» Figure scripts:

--------------------------------------------------

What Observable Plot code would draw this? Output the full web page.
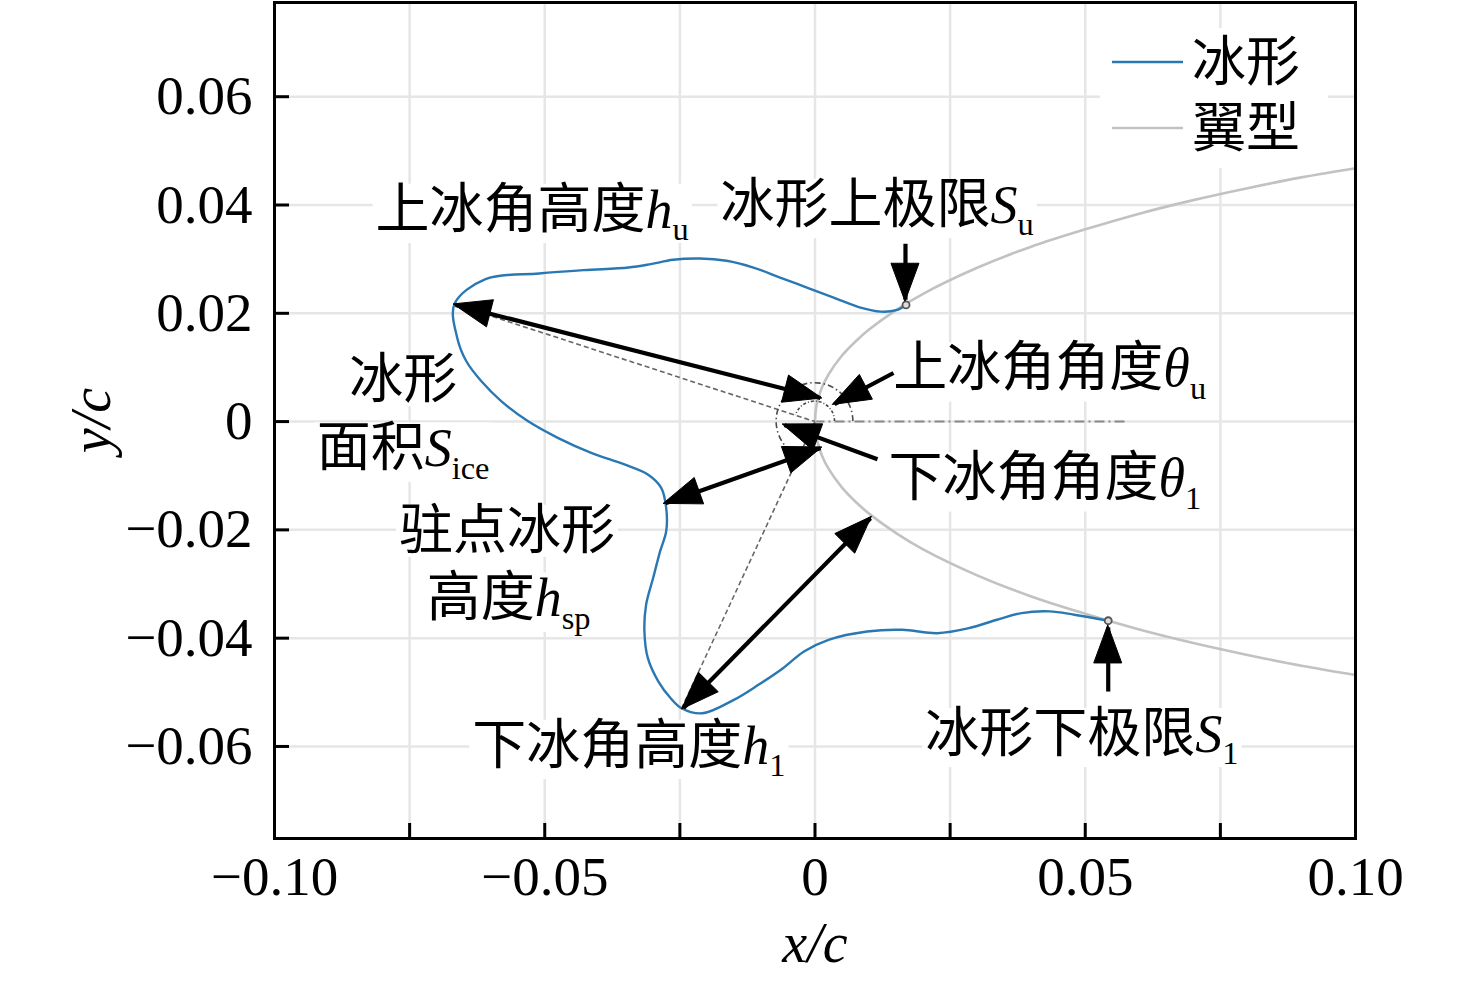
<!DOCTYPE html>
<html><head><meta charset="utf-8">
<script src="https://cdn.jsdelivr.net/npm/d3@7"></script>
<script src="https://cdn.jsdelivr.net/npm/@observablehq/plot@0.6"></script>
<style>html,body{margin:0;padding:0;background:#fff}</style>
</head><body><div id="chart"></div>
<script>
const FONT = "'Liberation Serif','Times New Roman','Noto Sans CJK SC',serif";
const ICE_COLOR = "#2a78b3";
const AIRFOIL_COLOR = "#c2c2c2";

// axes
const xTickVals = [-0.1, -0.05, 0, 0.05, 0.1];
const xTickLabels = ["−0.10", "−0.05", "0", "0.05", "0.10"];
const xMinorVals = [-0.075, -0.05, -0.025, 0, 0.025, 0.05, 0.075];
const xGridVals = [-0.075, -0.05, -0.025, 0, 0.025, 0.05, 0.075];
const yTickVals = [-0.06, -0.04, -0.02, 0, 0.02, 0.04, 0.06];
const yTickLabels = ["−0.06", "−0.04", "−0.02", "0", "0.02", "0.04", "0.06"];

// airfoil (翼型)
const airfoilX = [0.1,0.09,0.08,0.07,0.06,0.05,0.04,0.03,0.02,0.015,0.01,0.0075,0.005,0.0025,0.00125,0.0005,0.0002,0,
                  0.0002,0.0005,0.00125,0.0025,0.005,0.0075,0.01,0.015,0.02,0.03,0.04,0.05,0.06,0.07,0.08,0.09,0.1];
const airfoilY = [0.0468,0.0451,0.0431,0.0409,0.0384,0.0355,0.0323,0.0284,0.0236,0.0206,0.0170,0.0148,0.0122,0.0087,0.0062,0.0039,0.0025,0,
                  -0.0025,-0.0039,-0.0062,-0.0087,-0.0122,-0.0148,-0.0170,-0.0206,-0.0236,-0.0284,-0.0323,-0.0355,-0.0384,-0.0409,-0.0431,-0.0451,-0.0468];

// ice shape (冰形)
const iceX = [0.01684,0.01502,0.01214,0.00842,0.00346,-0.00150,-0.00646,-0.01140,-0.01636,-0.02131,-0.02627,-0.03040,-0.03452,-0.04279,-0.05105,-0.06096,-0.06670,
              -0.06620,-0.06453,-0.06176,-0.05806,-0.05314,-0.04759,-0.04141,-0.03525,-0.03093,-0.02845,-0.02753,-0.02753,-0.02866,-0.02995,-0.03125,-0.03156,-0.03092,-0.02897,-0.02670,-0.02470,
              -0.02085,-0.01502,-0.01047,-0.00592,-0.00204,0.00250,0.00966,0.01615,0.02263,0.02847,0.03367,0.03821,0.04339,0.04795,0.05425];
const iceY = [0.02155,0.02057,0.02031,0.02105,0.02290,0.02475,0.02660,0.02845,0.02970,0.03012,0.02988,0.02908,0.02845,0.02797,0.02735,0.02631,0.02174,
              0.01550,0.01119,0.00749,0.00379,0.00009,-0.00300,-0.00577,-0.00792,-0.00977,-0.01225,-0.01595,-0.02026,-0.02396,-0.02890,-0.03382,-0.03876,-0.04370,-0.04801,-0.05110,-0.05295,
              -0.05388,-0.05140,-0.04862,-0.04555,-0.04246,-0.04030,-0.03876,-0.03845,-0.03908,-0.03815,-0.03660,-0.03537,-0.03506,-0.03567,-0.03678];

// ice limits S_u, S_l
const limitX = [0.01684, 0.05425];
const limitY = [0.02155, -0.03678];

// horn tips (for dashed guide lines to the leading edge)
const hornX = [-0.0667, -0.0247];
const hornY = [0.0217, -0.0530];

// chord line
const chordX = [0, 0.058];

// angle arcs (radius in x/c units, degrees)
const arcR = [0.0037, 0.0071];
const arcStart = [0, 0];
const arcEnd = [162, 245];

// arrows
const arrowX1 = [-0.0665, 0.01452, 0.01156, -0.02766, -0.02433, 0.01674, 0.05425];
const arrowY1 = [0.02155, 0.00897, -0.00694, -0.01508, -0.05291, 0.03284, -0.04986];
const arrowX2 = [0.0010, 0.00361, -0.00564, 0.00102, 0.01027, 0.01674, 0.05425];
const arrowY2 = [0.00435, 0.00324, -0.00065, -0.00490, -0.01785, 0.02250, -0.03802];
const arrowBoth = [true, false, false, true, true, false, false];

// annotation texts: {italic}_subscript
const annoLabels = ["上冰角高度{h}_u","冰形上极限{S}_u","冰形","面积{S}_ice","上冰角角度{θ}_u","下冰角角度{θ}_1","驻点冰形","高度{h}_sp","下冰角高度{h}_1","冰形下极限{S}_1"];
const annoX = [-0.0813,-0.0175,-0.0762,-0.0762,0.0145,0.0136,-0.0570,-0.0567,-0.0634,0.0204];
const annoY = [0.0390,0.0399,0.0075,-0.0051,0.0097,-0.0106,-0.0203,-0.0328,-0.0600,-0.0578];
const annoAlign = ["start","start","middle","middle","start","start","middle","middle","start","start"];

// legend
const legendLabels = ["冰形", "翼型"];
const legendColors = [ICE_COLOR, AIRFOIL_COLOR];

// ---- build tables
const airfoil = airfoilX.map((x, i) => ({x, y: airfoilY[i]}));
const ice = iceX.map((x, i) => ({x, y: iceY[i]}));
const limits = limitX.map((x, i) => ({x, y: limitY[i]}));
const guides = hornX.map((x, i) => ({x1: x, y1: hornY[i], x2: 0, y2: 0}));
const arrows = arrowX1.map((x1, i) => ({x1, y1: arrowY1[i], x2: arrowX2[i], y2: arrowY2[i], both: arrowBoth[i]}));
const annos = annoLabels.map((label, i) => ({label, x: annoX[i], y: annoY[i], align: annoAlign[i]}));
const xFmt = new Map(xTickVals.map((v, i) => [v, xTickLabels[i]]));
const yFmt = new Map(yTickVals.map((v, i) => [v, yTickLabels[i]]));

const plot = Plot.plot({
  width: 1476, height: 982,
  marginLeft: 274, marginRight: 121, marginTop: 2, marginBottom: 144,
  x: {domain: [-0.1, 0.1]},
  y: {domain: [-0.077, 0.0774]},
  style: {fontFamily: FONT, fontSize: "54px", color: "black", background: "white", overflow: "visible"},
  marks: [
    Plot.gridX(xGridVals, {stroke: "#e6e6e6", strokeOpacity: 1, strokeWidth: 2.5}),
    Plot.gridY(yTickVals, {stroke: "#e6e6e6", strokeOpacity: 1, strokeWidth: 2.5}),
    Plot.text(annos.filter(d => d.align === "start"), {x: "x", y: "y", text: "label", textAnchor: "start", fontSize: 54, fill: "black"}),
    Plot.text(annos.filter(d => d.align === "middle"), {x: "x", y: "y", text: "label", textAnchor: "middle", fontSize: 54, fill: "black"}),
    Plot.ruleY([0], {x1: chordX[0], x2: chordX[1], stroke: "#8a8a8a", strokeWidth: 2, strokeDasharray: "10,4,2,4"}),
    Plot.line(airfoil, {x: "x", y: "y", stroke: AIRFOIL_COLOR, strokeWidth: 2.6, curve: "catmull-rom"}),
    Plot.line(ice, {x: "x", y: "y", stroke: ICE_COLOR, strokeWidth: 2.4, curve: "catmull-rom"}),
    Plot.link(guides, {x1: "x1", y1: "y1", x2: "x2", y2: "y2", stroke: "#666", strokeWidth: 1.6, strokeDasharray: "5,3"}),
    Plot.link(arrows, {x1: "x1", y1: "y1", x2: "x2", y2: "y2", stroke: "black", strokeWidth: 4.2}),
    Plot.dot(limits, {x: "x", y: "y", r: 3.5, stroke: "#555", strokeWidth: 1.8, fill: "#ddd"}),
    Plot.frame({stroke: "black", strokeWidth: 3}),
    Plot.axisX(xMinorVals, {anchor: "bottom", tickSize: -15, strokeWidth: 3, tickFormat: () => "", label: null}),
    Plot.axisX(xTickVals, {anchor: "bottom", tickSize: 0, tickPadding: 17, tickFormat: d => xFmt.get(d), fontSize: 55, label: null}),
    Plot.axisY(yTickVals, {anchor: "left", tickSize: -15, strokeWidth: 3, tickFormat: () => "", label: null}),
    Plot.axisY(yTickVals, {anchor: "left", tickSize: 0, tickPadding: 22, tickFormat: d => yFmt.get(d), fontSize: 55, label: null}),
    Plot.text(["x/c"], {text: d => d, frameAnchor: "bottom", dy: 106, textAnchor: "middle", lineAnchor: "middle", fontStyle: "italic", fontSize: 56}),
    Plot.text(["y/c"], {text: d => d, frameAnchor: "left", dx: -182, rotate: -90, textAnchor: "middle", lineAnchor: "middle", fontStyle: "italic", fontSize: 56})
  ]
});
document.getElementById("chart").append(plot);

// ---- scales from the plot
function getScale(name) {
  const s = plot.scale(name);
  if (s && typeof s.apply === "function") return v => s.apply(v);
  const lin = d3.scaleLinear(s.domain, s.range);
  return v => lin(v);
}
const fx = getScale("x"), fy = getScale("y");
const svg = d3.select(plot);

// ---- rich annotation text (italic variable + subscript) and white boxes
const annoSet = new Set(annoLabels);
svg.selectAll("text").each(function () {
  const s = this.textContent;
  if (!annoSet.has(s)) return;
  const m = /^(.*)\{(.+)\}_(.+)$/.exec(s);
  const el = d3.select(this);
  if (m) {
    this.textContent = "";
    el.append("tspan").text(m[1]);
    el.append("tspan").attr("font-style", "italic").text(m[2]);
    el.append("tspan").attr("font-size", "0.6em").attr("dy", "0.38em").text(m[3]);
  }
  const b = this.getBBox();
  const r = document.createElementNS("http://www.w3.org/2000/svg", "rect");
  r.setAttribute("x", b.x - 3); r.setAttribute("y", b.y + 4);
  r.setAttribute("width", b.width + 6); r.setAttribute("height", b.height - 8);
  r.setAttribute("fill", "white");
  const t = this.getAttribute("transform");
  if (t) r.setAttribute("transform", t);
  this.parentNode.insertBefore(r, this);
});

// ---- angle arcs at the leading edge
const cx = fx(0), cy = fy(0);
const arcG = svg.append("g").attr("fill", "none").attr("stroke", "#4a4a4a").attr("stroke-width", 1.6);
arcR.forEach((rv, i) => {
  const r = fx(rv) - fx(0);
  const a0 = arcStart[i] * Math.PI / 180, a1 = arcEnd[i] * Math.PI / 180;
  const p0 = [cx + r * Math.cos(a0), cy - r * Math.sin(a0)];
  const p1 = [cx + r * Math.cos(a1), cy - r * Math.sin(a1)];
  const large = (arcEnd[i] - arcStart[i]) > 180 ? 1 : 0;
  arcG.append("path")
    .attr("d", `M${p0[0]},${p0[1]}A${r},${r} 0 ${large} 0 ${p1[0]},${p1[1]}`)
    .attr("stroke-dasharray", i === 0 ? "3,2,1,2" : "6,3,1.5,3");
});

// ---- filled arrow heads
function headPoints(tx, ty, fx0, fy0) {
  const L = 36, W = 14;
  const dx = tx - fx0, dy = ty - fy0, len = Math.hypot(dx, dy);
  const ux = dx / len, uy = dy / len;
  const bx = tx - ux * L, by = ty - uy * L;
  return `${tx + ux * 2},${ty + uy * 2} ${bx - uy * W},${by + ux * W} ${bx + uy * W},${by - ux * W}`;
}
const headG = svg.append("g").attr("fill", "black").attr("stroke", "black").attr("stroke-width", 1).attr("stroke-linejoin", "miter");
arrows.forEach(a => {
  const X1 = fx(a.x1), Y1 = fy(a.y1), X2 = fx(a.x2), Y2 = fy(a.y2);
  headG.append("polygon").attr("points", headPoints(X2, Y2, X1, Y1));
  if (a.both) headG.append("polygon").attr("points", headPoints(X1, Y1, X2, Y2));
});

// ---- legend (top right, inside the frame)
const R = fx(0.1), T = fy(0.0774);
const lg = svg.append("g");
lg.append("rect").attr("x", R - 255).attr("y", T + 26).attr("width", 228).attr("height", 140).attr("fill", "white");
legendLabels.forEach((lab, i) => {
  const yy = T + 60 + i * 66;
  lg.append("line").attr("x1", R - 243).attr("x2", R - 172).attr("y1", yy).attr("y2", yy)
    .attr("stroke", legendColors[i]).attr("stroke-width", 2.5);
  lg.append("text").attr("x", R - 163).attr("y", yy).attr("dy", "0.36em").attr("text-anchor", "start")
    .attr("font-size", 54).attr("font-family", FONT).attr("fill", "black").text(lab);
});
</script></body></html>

--------------------------------------------------

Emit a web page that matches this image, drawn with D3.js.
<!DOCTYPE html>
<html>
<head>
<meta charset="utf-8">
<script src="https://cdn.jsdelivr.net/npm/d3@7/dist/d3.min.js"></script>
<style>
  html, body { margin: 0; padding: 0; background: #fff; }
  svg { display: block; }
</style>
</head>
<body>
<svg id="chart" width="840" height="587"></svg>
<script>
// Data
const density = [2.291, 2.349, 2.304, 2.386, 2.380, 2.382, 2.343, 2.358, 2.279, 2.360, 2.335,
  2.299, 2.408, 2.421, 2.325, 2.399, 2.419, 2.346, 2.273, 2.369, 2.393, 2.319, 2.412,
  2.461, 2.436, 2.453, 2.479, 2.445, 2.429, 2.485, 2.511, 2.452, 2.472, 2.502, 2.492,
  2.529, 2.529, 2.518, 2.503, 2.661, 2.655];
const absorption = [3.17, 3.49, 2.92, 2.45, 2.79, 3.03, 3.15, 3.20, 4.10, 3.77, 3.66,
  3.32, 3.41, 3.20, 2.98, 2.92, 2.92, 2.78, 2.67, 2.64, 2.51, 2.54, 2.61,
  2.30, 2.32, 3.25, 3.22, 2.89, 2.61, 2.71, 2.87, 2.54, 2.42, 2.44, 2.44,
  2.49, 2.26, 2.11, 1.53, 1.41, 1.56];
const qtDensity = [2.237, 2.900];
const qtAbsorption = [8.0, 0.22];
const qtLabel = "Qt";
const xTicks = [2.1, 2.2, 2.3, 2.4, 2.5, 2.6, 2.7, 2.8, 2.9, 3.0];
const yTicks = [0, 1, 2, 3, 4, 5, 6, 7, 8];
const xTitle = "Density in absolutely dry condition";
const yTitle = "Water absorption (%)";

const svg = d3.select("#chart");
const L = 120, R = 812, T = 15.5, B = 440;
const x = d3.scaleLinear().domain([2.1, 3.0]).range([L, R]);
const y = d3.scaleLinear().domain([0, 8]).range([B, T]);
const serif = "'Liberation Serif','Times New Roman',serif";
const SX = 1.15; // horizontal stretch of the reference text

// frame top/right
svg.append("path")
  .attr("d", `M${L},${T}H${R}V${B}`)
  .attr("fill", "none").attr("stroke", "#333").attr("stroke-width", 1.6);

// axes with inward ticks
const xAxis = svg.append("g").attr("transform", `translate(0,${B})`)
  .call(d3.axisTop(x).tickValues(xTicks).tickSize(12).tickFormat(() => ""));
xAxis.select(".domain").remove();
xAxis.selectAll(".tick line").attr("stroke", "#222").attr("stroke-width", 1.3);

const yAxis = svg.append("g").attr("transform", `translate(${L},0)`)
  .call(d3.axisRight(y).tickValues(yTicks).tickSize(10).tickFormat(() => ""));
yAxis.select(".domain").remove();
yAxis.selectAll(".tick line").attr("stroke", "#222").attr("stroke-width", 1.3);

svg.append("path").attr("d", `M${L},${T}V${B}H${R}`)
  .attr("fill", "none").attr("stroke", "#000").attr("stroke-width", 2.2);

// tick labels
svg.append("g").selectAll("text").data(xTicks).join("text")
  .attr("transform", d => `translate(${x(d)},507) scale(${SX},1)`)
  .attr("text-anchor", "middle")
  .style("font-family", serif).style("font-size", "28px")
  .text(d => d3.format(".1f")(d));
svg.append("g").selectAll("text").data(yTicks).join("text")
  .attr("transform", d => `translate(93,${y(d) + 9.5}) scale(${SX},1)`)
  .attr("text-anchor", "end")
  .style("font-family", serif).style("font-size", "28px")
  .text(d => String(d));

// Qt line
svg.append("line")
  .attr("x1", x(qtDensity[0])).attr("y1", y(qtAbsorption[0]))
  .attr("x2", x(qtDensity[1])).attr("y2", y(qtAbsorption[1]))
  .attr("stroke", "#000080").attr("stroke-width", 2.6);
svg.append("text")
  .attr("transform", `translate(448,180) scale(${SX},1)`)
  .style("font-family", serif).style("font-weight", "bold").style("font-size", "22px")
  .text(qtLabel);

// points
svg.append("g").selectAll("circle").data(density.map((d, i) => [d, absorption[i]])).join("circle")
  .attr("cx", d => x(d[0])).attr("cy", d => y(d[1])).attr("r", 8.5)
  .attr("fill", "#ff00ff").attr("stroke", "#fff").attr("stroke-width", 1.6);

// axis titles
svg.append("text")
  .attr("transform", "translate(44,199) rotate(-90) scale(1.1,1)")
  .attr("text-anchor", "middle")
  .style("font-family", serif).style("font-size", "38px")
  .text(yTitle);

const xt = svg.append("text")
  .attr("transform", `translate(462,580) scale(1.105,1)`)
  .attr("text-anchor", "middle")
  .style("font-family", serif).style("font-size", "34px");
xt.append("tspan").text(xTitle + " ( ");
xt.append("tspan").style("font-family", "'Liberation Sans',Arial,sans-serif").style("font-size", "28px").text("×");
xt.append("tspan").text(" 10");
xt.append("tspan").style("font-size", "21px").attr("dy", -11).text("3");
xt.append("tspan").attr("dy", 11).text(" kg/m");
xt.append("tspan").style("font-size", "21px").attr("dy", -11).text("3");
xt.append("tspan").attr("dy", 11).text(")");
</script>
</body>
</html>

--------------------------------------------------

» What to produce: Gather every line from the listing above in which "page" appears, and copy those lines.

» Written solution:
What Observable Plot code would draw this? Output the full web page.
Emit a web page that matches this image, drawn with D3.js.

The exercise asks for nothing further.